|Where it is||Portoferraio - Historical Part|
|How to get there||Start off from the Palazzina dei Mulini and go right along Via della Stella, the entrance to Fort Stella is at the end.|
|Opening times||Although they vary depending on the month, normal opening times are from 10.00 to 13.00 and from 15.00 to 18.00.|
|Prices||Euro 2,00 / Euro 1,50 Reduced / Admittance free for children up to 10 years of age|
|Who to contact||tel. +39 0565 916989 (Coop. CISSE)|
Star shaped (hence the name), the Fort stands 49 metres a.s.l. on the second hill that looks over the town of Portoferraio. As you can read on the plaque on the right of the large entrance, Fort Stella was built in 1548 by Cosimo l Grand Duke of Tuscany in order to defend Cosmopoli; the plaque above the main entrance, on the other hand, is in memory of when Cosmopoli was given back to the Grand Duke Ferdinand lll Lorena in 1815 after the Congress of Vienna.
Above the entrance there is a bust of Cosimo l,. It was made by Benvenuto Cellini, but in 1781 the Grand Duke Pietro Leopoldo (the first person in the world to legally abolish the death penalty), had it removed and taken to Florence; you can now admire it in the Bargello Museum.

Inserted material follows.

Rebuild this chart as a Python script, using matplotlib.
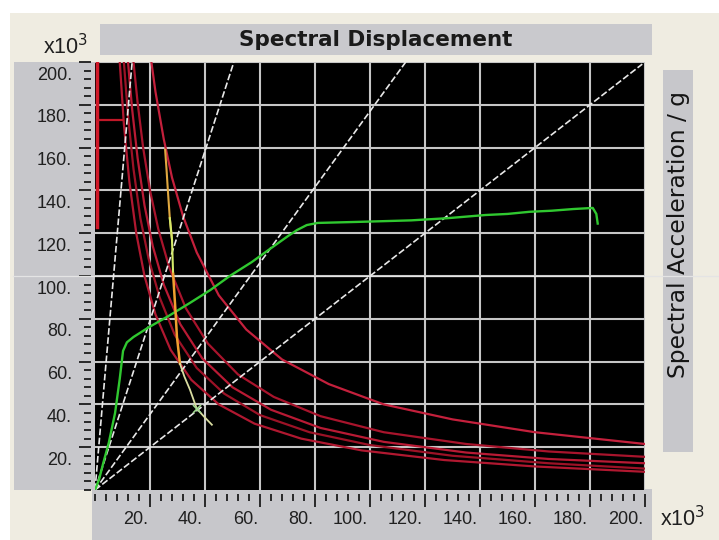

The Grand Duke Leopoldo also had the circular lighthouse built in place of the original one. The historian Sebastiano Lombardi described it as the most beautiful and magnificent in all of the Mediterranean:
This lighthouse stands high 65 metres above the sea. To get to the light once you are inside the lighthouse you have to go up an eighty step spiral staircase. The light is absolutely beautiful, with large iron bars all round it, and 17 thousand pounds of the same type of bars were also used for the actual lighthouse. All the plates of glass are Bohemian Crystal, sealed so well together that no air whatsover passes through. The inside of the light is fully lined with sheets of copper, the outside with lead, and on top there is a beautiful golden ball with a cross on it.
This lighthouse lights up the sea surface as far as the Cupola, and is without a doubt the most beautiful and magnificent one in all of the Mediterranean. I went to France twice in my young days in 1757 and 1760, and I looked closely at all the lighhouses, not only those in France, but all that were to be seen as far down as Livorno, and I can honestly say that none can compare with the one in Porto Ferrajo, as regards both its height and where it stands.
(Sebastiano Lombardi, Ancient and modern memoirs of the Island of Elba, Florence, 1791, pp. 241-242)
Something interesting: it is said that as soon as Napoleon landed in Elba he immediately went to Fort Stella to see the bust of Cosimo sculptured by Benvenuto Cellini; on arriving, unfortunately, he was told it had been taken to the Grand Duke's capital some decades before. Who knows if he had intended taking it to the Louvre along with many other Italian works of art!